EXERCISE TASK: Reproduce every line of the listing as written, apart from the pictures.

DATA SECTION:
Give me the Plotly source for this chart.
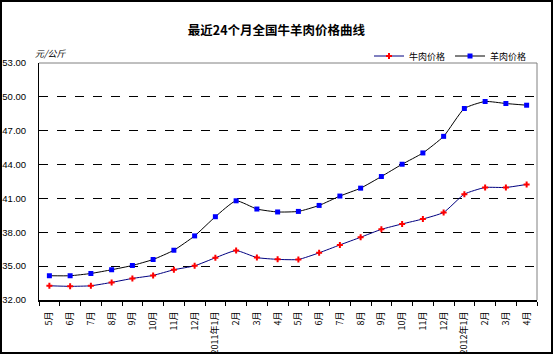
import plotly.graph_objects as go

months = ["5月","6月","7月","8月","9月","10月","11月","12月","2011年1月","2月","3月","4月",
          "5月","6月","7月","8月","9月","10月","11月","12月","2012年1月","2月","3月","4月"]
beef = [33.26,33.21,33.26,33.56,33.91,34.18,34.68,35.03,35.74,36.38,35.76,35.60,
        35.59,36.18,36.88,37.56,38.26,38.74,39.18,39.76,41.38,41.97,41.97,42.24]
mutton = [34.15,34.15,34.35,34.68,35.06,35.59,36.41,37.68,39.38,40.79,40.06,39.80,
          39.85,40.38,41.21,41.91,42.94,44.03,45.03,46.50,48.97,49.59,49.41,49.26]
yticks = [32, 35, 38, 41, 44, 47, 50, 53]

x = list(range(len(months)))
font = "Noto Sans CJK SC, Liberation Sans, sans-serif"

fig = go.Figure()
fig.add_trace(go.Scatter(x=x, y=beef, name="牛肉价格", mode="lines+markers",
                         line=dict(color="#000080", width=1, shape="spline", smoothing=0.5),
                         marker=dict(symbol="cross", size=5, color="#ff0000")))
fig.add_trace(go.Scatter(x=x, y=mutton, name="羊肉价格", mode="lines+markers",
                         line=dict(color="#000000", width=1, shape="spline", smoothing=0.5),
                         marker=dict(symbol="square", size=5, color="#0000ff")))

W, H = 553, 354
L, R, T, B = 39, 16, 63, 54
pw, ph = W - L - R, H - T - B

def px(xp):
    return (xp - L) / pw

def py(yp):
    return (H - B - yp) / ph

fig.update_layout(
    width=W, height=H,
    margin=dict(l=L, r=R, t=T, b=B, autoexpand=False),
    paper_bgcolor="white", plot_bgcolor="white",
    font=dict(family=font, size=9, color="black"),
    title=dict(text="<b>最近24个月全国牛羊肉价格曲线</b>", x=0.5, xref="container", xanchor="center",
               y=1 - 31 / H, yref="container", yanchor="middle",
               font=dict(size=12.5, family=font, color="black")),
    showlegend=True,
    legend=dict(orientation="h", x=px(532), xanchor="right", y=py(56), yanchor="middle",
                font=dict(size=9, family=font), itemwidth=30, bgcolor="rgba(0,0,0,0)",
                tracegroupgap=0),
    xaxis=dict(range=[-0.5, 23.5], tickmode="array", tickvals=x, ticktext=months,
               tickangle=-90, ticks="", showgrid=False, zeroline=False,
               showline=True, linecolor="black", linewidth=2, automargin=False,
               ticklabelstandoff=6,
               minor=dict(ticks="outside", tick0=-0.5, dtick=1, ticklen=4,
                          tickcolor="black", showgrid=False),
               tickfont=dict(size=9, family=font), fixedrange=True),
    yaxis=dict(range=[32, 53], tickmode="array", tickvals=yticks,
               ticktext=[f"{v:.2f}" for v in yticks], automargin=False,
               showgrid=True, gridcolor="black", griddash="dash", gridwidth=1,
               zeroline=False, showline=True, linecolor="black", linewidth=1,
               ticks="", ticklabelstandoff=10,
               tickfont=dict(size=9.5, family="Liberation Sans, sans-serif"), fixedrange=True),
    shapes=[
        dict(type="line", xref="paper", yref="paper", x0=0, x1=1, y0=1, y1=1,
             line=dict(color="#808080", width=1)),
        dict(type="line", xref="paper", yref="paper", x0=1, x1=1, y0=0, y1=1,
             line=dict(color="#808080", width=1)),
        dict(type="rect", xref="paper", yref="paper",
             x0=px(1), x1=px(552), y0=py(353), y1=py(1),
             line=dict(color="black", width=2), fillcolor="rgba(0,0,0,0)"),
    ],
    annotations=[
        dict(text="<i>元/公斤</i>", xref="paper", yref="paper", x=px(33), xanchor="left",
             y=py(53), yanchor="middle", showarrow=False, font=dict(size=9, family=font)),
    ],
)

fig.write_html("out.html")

COMPLETE OUTPUT:
Give me the Plotly source for this chart.
import plotly.graph_objects as go

months = ["5月","6月","7月","8月","9月","10月","11月","12月","2011年1月","2月","3月","4月",
          "5月","6月","7月","8月","9月","10月","11月","12月","2012年1月","2月","3月","4月"]
beef = [33.26,33.21,33.26,33.56,33.91,34.18,34.68,35.03,35.74,36.38,35.76,35.60,
        35.59,36.18,36.88,37.56,38.26,38.74,39.18,39.76,41.38,41.97,41.97,42.24]
mutton = [34.15,34.15,34.35,34.68,35.06,35.59,36.41,37.68,39.38,40.79,40.06,39.80,
          39.85,40.38,41.21,41.91,42.94,44.03,45.03,46.50,48.97,49.59,49.41,49.26]
yticks = [32, 35, 38, 41, 44, 47, 50, 53]

x = list(range(len(months)))
font = "Noto Sans CJK SC, Liberation Sans, sans-serif"

fig = go.Figure()
fig.add_trace(go.Scatter(x=x, y=beef, name="牛肉价格", mode="lines+markers",
                         line=dict(color="#000080", width=1, shape="spline", smoothing=0.5),
                         marker=dict(symbol="cross", size=5, color="#ff0000")))
fig.add_trace(go.Scatter(x=x, y=mutton, name="羊肉价格", mode="lines+markers",
                         line=dict(color="#000000", width=1, shape="spline", smoothing=0.5),
                         marker=dict(symbol="square", size=5, color="#0000ff")))

W, H = 553, 354
L, R, T, B = 39, 16, 63, 54
pw, ph = W - L - R, H - T - B

def px(xp):
    return (xp - L) / pw

def py(yp):
    return (H - B - yp) / ph

fig.update_layout(
    width=W, height=H,
    margin=dict(l=L, r=R, t=T, b=B, autoexpand=False),
    paper_bgcolor="white", plot_bgcolor="white",
    font=dict(family=font, size=9, color="black"),
    title=dict(text="<b>最近24个月全国牛羊肉价格曲线</b>", x=0.5, xref="container", xanchor="center",
               y=1 - 31 / H, yref="container", yanchor="middle",
               font=dict(size=12.5, family=font, color="black")),
    showlegend=True,
    legend=dict(orientation="h", x=px(532), xanchor="right", y=py(56), yanchor="middle",
                font=dict(size=9, family=font), itemwidth=30, bgcolor="rgba(0,0,0,0)",
                tracegroupgap=0),
    xaxis=dict(range=[-0.5, 23.5], tickmode="array", tickvals=x, ticktext=months,
               tickangle=-90, ticks="", showgrid=False, zeroline=False,
               showline=True, linecolor="black", linewidth=2, automargin=False,
               ticklabelstandoff=6,
               minor=dict(ticks="outside", tick0=-0.5, dtick=1, ticklen=4,
                          tickcolor="black", showgrid=False),
               tickfont=dict(size=9, family=font), fixedrange=True),
    yaxis=dict(range=[32, 53], tickmode="array", tickvals=yticks,
               ticktext=[f"{v:.2f}" for v in yticks], automargin=False,
               showgrid=True, gridcolor="black", griddash="dash", gridwidth=1,
               zeroline=False, showline=True, linecolor="black", linewidth=1,
               ticks="", ticklabelstandoff=10,
               tickfont=dict(size=9.5, family="Liberation Sans, sans-serif"), fixedrange=True),
    shapes=[
        dict(type="line", xref="paper", yref="paper", x0=0, x1=1, y0=1, y1=1,
             line=dict(color="#808080", width=1)),
        dict(type="line", xref="paper", yref="paper", x0=1, x1=1, y0=0, y1=1,
             line=dict(color="#808080", width=1)),
        dict(type="rect", xref="paper", yref="paper",
             x0=px(1), x1=px(552), y0=py(353), y1=py(1),
             line=dict(color="black", width=2), fillcolor="rgba(0,0,0,0)"),
    ],
    annotations=[
        dict(text="<i>元/公斤</i>", xref="paper", yref="paper", x=px(33), xanchor="left",
             y=py(53), yanchor="middle", showarrow=False, font=dict(size=9, family=font)),
    ],
)

fig.write_html("out.html")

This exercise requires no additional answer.